┌─ Record set

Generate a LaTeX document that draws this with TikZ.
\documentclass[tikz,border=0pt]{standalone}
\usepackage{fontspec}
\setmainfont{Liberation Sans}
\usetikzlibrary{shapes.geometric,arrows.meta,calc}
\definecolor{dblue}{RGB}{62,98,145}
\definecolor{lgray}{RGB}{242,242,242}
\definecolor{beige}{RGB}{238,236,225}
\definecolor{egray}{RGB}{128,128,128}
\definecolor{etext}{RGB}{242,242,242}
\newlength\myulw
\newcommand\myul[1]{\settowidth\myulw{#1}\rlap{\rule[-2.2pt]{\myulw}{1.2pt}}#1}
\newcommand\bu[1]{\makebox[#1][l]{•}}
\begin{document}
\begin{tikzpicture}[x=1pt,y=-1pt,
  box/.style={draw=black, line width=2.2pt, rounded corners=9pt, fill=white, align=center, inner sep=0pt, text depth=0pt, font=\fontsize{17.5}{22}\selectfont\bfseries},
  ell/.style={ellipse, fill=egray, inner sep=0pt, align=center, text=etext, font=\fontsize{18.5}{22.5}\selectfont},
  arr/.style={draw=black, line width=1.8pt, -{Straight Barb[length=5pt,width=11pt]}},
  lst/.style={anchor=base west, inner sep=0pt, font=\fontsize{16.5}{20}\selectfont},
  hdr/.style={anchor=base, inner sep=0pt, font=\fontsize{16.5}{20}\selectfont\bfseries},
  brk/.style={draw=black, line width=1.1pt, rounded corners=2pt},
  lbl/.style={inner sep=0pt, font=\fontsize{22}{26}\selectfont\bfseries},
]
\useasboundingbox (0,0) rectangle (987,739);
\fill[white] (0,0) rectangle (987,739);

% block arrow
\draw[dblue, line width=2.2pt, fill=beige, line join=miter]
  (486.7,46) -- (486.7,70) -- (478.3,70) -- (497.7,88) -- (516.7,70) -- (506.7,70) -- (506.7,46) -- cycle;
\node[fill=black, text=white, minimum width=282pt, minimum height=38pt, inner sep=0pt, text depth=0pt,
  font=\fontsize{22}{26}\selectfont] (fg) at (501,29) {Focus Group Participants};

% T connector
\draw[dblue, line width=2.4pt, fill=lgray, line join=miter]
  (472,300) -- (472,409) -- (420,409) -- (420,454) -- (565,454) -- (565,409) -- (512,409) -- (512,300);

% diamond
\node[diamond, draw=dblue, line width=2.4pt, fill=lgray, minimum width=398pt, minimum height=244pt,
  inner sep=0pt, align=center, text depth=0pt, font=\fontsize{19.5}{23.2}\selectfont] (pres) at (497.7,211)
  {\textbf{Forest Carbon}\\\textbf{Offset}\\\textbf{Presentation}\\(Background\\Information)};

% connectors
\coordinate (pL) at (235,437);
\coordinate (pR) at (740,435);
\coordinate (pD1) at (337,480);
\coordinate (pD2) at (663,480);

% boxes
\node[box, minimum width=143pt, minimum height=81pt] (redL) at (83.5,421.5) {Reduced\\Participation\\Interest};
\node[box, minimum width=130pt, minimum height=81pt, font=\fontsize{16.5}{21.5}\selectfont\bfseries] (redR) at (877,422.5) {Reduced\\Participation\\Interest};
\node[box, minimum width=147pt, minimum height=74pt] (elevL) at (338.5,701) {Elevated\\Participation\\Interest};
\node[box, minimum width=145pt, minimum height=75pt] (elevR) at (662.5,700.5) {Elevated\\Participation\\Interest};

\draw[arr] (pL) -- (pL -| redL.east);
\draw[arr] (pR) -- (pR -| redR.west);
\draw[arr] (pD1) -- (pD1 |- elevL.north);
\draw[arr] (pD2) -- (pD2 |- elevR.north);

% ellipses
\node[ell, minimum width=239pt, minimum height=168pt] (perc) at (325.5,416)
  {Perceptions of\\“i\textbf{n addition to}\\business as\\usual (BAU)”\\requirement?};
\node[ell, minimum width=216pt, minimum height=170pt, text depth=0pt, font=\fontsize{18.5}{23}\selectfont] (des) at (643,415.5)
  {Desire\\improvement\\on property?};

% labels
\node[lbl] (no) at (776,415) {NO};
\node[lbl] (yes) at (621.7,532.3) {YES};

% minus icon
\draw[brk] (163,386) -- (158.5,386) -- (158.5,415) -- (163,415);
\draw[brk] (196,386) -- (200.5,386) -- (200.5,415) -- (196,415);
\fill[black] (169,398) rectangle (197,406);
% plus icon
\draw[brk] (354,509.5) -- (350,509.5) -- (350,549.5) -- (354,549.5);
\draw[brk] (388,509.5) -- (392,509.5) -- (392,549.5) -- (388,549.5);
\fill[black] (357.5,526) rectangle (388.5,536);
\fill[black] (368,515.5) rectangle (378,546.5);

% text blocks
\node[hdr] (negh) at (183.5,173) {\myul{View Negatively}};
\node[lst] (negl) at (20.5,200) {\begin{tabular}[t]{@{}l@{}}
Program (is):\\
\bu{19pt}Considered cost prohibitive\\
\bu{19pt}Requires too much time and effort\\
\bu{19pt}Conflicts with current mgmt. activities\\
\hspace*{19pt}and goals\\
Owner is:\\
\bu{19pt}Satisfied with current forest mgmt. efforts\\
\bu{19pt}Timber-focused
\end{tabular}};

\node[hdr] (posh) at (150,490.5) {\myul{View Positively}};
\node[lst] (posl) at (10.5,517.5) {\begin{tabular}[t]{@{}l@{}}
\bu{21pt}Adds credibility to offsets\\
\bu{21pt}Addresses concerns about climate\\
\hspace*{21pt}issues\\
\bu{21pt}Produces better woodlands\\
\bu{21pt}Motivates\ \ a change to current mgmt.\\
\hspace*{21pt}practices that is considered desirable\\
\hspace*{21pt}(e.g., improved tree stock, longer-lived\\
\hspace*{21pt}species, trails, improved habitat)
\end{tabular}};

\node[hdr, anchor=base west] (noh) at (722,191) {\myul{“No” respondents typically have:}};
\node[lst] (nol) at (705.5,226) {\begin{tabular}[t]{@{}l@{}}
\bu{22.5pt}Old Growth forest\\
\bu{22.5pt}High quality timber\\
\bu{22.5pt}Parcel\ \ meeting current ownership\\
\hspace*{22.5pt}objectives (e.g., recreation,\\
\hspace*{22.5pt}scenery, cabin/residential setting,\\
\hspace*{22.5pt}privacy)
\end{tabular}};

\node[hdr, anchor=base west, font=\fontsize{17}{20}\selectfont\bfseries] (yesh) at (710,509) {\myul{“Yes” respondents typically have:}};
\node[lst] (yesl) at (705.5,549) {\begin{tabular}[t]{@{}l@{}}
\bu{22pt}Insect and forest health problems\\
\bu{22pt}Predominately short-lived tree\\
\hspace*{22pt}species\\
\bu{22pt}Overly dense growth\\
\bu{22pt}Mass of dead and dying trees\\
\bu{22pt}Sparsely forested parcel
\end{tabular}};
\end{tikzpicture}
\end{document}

└─
┌─ Record set

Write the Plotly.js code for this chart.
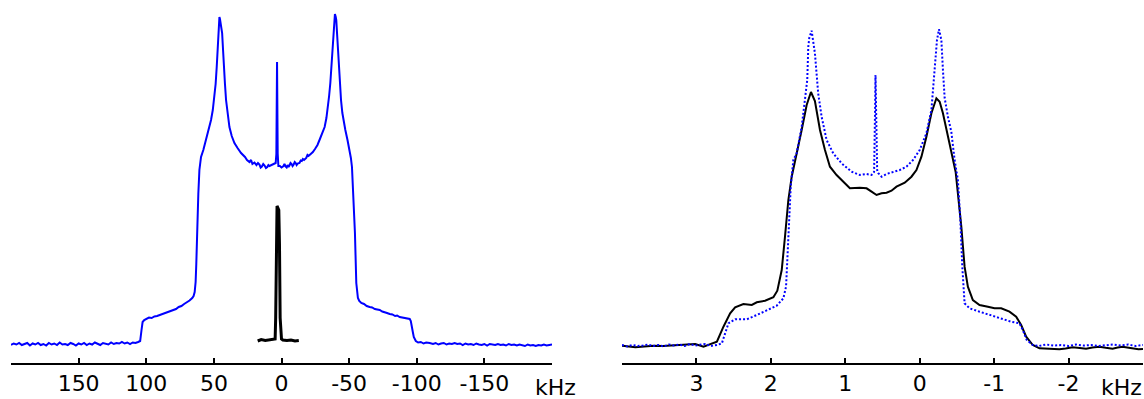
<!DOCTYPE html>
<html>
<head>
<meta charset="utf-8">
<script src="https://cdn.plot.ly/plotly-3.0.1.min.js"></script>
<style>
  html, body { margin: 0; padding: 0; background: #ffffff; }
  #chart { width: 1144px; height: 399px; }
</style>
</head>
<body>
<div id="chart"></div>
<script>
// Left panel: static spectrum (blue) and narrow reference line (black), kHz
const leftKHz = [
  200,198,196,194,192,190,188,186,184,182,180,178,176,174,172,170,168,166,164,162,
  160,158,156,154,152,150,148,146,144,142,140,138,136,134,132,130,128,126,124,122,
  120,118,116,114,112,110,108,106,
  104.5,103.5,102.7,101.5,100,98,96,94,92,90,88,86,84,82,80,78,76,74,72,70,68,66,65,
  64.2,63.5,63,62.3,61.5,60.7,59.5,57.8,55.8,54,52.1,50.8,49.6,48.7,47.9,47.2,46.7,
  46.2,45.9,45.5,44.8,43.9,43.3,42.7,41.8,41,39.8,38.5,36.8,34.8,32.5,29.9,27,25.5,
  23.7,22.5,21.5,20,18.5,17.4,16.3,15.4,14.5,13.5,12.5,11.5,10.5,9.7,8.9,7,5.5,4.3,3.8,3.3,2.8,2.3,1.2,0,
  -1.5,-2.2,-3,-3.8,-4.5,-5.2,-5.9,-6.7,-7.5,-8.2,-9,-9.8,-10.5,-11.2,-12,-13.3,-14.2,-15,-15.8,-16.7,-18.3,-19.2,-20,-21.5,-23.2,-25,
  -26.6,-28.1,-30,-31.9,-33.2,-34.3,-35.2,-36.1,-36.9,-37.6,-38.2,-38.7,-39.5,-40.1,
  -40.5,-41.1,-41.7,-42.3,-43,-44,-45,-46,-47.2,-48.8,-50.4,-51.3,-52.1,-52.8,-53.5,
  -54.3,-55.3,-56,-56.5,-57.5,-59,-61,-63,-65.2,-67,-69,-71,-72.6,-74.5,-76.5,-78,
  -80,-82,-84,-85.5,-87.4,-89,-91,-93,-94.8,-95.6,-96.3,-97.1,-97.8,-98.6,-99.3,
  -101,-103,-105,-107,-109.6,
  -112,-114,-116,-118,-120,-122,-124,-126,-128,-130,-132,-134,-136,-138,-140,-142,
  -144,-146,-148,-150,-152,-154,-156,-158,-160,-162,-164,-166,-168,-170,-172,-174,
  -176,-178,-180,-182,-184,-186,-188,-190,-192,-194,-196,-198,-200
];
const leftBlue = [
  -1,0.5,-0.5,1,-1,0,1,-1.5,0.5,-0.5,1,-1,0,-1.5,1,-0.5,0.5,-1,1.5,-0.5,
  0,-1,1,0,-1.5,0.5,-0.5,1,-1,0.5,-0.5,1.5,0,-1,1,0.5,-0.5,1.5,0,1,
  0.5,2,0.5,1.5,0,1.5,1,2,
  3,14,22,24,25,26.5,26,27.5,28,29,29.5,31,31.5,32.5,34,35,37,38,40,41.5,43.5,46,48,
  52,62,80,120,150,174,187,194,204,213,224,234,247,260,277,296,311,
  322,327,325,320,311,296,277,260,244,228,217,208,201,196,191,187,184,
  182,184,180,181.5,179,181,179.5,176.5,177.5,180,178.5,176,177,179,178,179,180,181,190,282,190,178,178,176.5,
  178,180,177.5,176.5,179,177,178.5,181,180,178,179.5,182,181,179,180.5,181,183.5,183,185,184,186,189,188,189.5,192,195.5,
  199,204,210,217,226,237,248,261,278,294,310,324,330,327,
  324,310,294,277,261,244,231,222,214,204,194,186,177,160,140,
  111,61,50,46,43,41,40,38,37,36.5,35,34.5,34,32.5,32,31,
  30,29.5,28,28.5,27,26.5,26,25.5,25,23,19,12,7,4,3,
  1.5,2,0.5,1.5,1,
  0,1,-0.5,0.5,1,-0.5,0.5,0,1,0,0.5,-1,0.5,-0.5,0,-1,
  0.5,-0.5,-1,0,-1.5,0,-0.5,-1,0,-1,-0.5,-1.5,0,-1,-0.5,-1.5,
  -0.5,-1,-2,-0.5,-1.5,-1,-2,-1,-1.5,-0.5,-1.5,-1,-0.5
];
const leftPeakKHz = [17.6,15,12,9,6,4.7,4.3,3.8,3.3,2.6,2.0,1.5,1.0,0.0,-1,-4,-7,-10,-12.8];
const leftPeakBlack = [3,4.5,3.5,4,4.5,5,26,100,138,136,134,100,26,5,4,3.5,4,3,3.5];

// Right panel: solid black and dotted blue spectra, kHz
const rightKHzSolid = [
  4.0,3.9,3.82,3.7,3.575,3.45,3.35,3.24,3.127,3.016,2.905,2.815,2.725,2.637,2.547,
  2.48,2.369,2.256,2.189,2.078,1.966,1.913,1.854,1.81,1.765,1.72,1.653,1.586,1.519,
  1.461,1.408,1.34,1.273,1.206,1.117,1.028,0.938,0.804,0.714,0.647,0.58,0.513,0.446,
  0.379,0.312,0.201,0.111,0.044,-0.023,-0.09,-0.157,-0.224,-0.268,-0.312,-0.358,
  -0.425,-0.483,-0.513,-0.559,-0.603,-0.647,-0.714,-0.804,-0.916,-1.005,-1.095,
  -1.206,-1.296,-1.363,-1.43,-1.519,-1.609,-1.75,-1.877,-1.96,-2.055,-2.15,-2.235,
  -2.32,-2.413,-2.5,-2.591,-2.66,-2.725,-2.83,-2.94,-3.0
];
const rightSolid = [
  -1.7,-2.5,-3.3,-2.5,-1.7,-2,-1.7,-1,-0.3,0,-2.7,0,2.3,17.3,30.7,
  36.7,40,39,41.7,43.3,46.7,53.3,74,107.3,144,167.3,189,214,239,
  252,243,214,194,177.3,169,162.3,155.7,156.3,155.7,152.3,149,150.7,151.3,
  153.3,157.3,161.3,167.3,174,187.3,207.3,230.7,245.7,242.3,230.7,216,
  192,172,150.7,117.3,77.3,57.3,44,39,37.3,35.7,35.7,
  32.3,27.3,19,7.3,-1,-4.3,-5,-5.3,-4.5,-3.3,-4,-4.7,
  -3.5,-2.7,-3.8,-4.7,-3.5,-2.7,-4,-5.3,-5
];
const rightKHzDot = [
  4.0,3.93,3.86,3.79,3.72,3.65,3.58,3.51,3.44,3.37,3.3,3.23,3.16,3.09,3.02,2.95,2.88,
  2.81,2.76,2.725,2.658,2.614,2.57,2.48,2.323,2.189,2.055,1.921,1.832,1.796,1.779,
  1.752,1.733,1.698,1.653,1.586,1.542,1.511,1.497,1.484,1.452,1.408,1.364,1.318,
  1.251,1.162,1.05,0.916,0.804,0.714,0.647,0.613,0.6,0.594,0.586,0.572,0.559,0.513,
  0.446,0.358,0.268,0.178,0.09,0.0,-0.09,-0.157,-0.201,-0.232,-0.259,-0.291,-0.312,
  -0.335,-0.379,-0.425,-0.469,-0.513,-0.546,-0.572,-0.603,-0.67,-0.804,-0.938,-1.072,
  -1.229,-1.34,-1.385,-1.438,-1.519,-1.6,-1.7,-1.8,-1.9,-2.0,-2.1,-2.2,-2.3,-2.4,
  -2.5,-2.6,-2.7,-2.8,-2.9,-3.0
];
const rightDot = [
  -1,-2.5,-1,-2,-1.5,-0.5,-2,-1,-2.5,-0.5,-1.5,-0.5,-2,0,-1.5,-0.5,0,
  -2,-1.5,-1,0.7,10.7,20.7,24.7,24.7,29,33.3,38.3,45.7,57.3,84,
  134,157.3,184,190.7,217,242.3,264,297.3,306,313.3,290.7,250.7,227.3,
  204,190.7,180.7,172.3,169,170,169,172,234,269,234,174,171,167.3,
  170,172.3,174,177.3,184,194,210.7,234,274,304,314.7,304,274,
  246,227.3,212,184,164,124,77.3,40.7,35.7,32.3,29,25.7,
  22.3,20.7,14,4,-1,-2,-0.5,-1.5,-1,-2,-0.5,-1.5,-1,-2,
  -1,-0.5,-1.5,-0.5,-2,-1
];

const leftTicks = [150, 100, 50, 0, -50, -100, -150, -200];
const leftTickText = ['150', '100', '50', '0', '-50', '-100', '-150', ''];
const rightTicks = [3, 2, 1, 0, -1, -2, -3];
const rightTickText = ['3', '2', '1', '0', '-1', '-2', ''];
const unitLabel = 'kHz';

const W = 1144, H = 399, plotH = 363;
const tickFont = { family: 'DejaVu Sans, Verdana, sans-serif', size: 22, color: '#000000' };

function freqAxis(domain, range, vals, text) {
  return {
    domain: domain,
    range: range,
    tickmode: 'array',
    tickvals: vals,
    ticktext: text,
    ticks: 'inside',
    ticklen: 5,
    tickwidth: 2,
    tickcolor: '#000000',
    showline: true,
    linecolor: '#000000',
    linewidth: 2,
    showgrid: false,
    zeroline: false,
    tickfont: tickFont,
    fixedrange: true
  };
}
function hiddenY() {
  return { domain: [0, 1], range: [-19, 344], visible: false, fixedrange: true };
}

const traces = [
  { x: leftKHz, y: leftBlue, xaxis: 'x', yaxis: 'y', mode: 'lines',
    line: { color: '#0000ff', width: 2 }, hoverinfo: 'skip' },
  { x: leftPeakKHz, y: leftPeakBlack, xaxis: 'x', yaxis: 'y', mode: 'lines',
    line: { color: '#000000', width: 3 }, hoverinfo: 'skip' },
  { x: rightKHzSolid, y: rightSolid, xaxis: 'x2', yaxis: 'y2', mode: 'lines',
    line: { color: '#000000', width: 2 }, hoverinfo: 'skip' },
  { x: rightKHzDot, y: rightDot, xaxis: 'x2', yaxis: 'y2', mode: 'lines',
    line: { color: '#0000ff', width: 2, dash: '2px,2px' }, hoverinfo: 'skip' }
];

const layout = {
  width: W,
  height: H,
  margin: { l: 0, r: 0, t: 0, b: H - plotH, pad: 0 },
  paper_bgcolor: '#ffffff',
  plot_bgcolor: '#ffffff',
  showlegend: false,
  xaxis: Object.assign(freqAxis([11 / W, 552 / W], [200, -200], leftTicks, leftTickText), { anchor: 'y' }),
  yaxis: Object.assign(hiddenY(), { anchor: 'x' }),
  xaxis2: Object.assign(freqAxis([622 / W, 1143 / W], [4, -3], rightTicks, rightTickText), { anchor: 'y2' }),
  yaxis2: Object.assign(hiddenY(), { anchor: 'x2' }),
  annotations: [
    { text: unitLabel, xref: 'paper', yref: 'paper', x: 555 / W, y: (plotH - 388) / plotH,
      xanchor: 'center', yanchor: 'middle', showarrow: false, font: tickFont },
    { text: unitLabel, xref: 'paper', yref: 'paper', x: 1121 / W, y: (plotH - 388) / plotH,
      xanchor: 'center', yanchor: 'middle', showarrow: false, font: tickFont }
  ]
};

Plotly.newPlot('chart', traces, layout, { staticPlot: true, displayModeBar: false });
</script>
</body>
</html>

└─

Please list every line of the records that contains "with".

Generate a LaTeX document that draws this with TikZ.
\bu{19pt}Conflicts with current mgmt. activities\\
\bu{19pt}Satisfied with current forest mgmt. efforts\\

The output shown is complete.